Story of Recovery: Steve Smallwood

My story begins in the suburbs of Central New Jersey in a Methodist church. My parents started going to church when I was young, and that dictated alot to me while I was growing up. Both of my parents are very educated, and I have the utmost love and respect for them still to this day. I always went to church and never really questioned The Good Book, and even when I saw pastors and people in authority misuse their power, I still kept believing and not questioning. We went from a Methodist church, then to a Baptist church for 2 years when I was in Junior High, and then I started going to a Christian and Missionary Alliance Church. The church we went to was run like a business, and the whole principal is that in order to get into heaven, you need to share your faith with others. I never felt comfortable with that because I never liked trying to convince people to believe the same things I did. It made me feel like a salesman, not a spiritual person.

On the opposite side, I was very drawn by the desire to help others. I was always drawn by the story of the good samaritan, where a total stranger would help an adversary not for their own benefit, but because it was what God had wanted. For all the ridiculous hypocrites I met, I also met a small handful of people who's lives were truly lived with the conviction that if they believed in God, then they should live it. These people, though all different, all exhibited some of the same qualities. It was because of these people that I made the decision to be a pastor. At least that's what I thought I wanted.

Once I started attending bible college, first in Georgia and later in New York, I realized a few things. First off, I had no real focus to study the Bible in depth, and as a result, my biblical studies grades were atrocious. I also figured out that I would make a lousy pastor. The person I had become by the time I was 25 was years apart from the person I was at 18. After graduation and some time in the workforce, my mentor and one of my pastors invited me to California with him to help with a church plant. I liked California upon visiting, and decided a change from The Garden State would be nice. I've since left that church, which isn't doing much at all currently.

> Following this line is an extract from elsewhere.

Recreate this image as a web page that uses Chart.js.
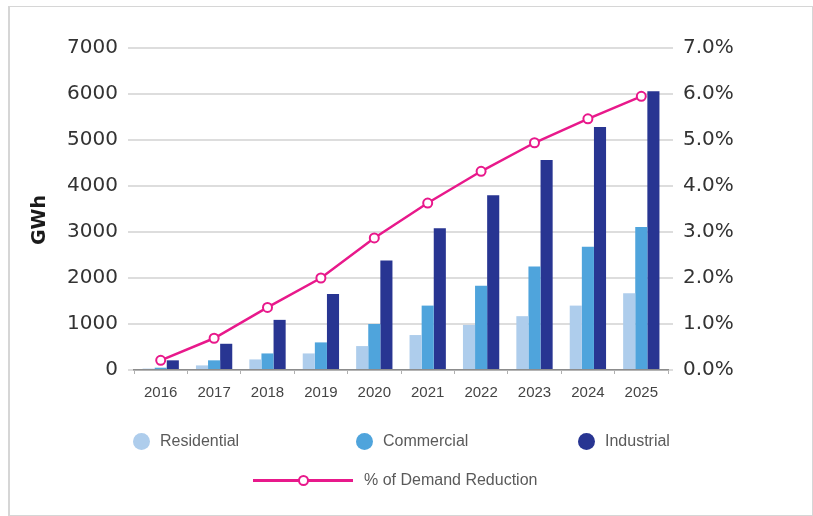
<!DOCTYPE html>
<html>
<head>
<meta charset="utf-8">
<script src="https://cdn.jsdelivr.net/npm/chart.js@4/dist/chart.umd.min.js"></script>
<style>
  body { margin: 0; background: #fff; }
  #frame { position: absolute; left: 8px; top: 6px; width: 802px; height: 508px; border: 1px solid #d6d6d6; border-left-width: 2px; }
  #wrap { position: absolute; left: 0; top: 0; width: 813px; height: 516px; }
  .legend-row { position: absolute; font-family: "Liberation Sans", Arial, sans-serif; font-size: 16px; color: #5a5a5a; }
  #row1 { left: 133px; top: 431px; display: grid; grid-template-columns: 223px 222px 120px; }
  #row2 { left: 253px; top: 471px; display: flex; align-items: center; }
  .item { display: flex; align-items: center; height: 20px; }
  .dot { width: 17px; height: 17px; border-radius: 50%; margin-right: 10px; }
  .line { position: relative; width: 100px; height: 3px; margin-right: 11px; }
  .line .pt { position: absolute; left: 45px; top: -4px; width: 7px; height: 7px; border-radius: 50%; background: #fff; border: 2px solid; }
</style>
</head>
<body>
<div id="frame"></div>
<div id="wrap"><canvas id="chart" width="813" height="516"></canvas></div>
<div id="row1" class="legend-row"></div>
<div id="row2" class="legend-row"></div>
<script>
const years = ["2016", "2017", "2018", "2019", "2020", "2021", "2022", "2023", "2024", "2025"]
const residential = [30, 100, 230, 360, 520, 760, 980, 1170, 1400, 1670]
const commercial = [50, 210, 360, 600, 1000, 1400, 1830, 2250, 2680, 3110]
const industrial = [210, 570, 1090, 1650, 2380, 3080, 3800, 4565, 5280, 6060]
const demandReduction = [0.21, 0.69, 1.36, 2.0, 2.87, 3.63, 4.32, 4.94, 5.46, 5.95]

const barColors = { Residential: "#aecdec", Commercial: "#4fa4dc", Industrial: "#283592" }
const lineColor = "#e8198b"
const lineLabel = "% of Demand Reduction"

const tickFont = { family: "'DejaVu Sans', sans-serif", size: 20 }
const gridColor = "#dddddd"

const bar = (label, data) => ({
  type: "bar", label, data, yAxisID: "y", order: 1,
  backgroundColor: barColors[label],
  categoryPercentage: 0.68, barPercentage: 1.0
})

// draws the GWh axis title a bit below the plot centre, like the original
const gwhTitle = {
  id: "gwhTitle",
  afterDraw(chart) {
    const { ctx } = chart
    ctx.save()
    ctx.translate(40, 220)
    ctx.rotate(-Math.PI / 2)
    ctx.font = "bold 19px 'DejaVu Sans', sans-serif"
    ctx.fillStyle = "#1a1a1a"
    ctx.textAlign = "center"
    ctx.textBaseline = "middle"
    ctx.fillText("GWh", 0, 0)
    ctx.restore()
  }
}

new Chart(document.getElementById("chart"), {
  data: {
    labels: years,
    datasets: [
      bar("Residential", residential),
      bar("Commercial", commercial),
      bar("Industrial", industrial),
      {
        type: "line", label: lineLabel, data: demandReduction, yAxisID: "y2", order: 0,
        borderColor: lineColor, borderWidth: 2.5,
        pointRadius: 4.5, pointBorderWidth: 2, pointBackgroundColor: "#fff", pointBorderColor: lineColor,
        tension: 0
      }
    ]
  },
  plugins: [gwhTitle],
  options: {
    responsive: false,
    animation: false,
    layout: { padding: { top: 48, left: 0, right: 0, bottom: 0 } },
    plugins: { legend: { display: false }, tooltip: { enabled: false } },
    scales: {
      x: {
        offset: true,
        grid: { display: true, drawOnChartArea: false, offset: true, tickLength: 4, color: "#b0b0b0" },
        border: { display: true, color: "#8c8c8c", width: 1.5 },
        ticks: { color: "#444", padding: 10, font: { family: "'Liberation Sans', sans-serif", size: 15 } },
        afterFit: s => { s.height = 146 }
      },
      y: {
        position: "left", min: 0, max: 7000,
        ticks: { stepSize: 1000, color: "#333", padding: 10, font: tickFont, callback: v => String(v) },
        grid: { color: gridColor, lineWidth: 2, tickLength: 6 },
        border: { display: false },
        afterFit: s => { s.width = 134 }
      },
      y2: {
        position: "right", min: 0, max: 7,
        ticks: { stepSize: 1, color: "#333", padding: 10, font: tickFont, callback: v => v.toFixed(1) + "%" },
        grid: { drawOnChartArea: false, color: gridColor, lineWidth: 2, tickLength: 5 },
        border: { display: false },
        afterFit: s => { s.width = 145 }
      }
    }
  }
})

// legend built from the same labels and colours
const row1 = document.getElementById("row1")
Object.keys(barColors).forEach(name => {
  const el = document.createElement("div")
  el.className = "item"
  el.innerHTML = `<span class="dot" style="background:${barColors[name]}"></span><span>${name}</span>`
  row1.appendChild(el)
})
const row2 = document.getElementById("row2")
row2.innerHTML = `<span class="line" style="background:${lineColor}"><span class="pt" style="border-color:${lineColor}"></span></span><span>${lineLabel}</span>`
</script>
</body>
</html>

So what brings me to agnosticism and borderline atheism? I'll tell you. I started questioning things. I stopped believing the myth that God would always be there for me. Rotten things happen to everyone. That's inevitable. It's human nature. We all have the capacity for good and evil. Belief that we were created by some higher being stopped making sense to me. Science started making more sense. I got tired of feeling guilty by my alleged "sins". I had fallen hostage to a dogmatic set of beliefs brought to me from others, but they were just ideas that can't be proven. I don't want faith without proof. I don't believe that Jesus was crucified for my sins. I think Jesus was murdered unjustly by corrupt people who wanted to hold onto their power. Jesus' life, not his death, were the true meaning of Christianity. However, Jesus wasn't the only one to preach this message.

All in all, I've seen the good side of religion and the bad side. I've been feeling as of late that religion is outdated and that we can do better. I don't want to have my life dictated by words in just one book that's supposed to be holy, but was still written by normal men. I've let go of my guilt and embraced more logic than I have before. And I have to tell feels great. And the best part? I can still give a damn about my neighbor without feeling any guilty about coercing them into what I believe.